1. A vision of the Lord (vv.1-4).

2.  A conviction of unworthiness: all are sinners and need cleansing (vv.5-7).

3. A surrender to the Lord, to His call and commission (vv.8-13).

(6:1-4) Vision, of the Lord, Essential for Service—Call – Called, Essential, to See the Lord—Ministers, Call of, Three Essentials—Exaltation, of God, Vision of—Majesty, of God, Vision of—Holiness, of God, Vision of—Glory, of God, Vision of—Power, of God, Vision of—Presence, of God, Vision of—Temple, Heavenly, Vision of—Jesus Christ, Vision of, by Isaiah: in order to serve the Lord, a person needs a vision of the Lord. A person must know the Lord and understand who He is before he can adequately serve Him. This was true of Isaiah and it is true of every genuine believer, especially the ministers and teachers of God’s Holy Word.

1. The Lord gave Isaiah a vision of His exaltation and majesty (v.1). Isaiah actually saw the Lord sitting on His heavenly throne, high and exalted. Obviously, this was the highest, most elevated throne Isaiah had ever seen or imagined. It was the throne of the King of kings Himself, the Lord Jesus Christ. The Gospel of John confirms this fact, for he clearly says that it was Christ sitting on the heavenly throne in all His glory and majesty (Jn.12:41). The Lord was exalted as the sovereign God over all the universe: above, before, and over all that exists. Transcending everything, He was exalted above all rulers and governments throughout the universe. He held dominion, ruled and reigned, over all powers and principalities, both in this world and the spiritual world. Isaiah also saw the Lord’s flowing robes fill the heavenly sanctuary. Because of His majesty and royalty, no person was able to stand in His immediate presence or to gaze into His holy face. The train of His robe filled the entire temple.
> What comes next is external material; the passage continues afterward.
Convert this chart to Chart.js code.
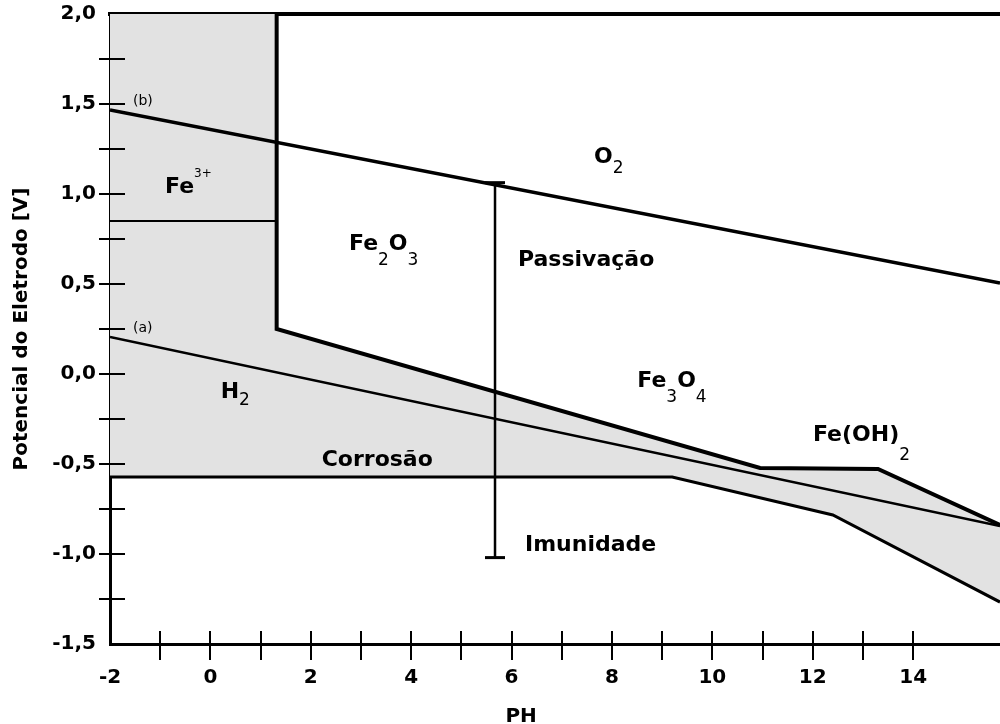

2. The Lord gave Isaiah a vision of His holiness and glory (vv.2-3). Flying above the Lord’s throne were a number of spectacular creatures called seraphim, who are not mentioned anywhere else in Scripture. The word “seraphim” (sarap) means burning ones, suggesting a burning purity and zeal for the Lord. Perhaps their presence suggests the burning, consuming fire of God’s holiness in executing His justice and judgment. In appearance, the seraphim were apparently like humans in that they had faces, feet, and voices. But they were unlike humans in that they had six wings.

Þ With two wings they covered their faces, indicating their unworthiness and humility. They were not worthy to gaze upon the face of the Holy One.

Þ With two other wings they covered their feet, perhaps indicating their reverence for the Lord. They are not worthy to stand before the Lord.

Þ With the other two wings they flew or hovered above the throne of God, possibly signifying their continued ministry of proclaiming God’s holiness and glory. However, their flying could also signify a readiness to undertake any task assigned by the Lord. Isaiah saw and heard the seraphim’s fervent, unbroken praise of God’s holiness and glory (v.3). Obviously, this was their primary ministry. With the deepest fervency possible, the seraphim called back and forth to each other: “Holy, holy, holy, is the Lord of hosts [Lord Almighty]: the whole earth is full of his glory.”

The threefold repetition of holy emphasizes that holiness is the most essential characteristic of the Lord. Holiness is the very essence of God’s being. Holy (qadosh) means to be set apart, separated, distinctive, different, transcendent. It also has the idea of perfection, purity, and moral cleanness. The Lord is totally set apart, entirely different from all beings throughout the universe, including mankind. From the very presence of God flows the blazing light of perfection and purity. The very nature of God is light, the brilliance and splendor of light, the most pure light imaginable. As Scripture says, “God is light, and in Him is no darkness at all” (1 Jn.1:5). Being holy—the very essence and energy of pure light—God can have no part with evil or things associated with evil. Thus anyone who wishes to be associated with God must be holy even as He is holy. But since no person can achieve such holiness or perfection, a person must come to the Lord and beg for cleansing. This will be dealt with in the next point. For now, God’s holiness is the focus. God’s holiness shines forth as a witness to His perfection. In fact, the blazing glory of God’s presence (His holiness and light) shines so brightly that there will be no need for a sun in the New Jerusalem (Re.21:23). Note the second part of the seraphim’s song: they declare “the whole earth is full of His glory.” Creation—the heavens and earth—declare the glory of God. Wherever we look, whether at the starry sky at night or the astounding beauty of nature, the incomprehensible glory of God is evident.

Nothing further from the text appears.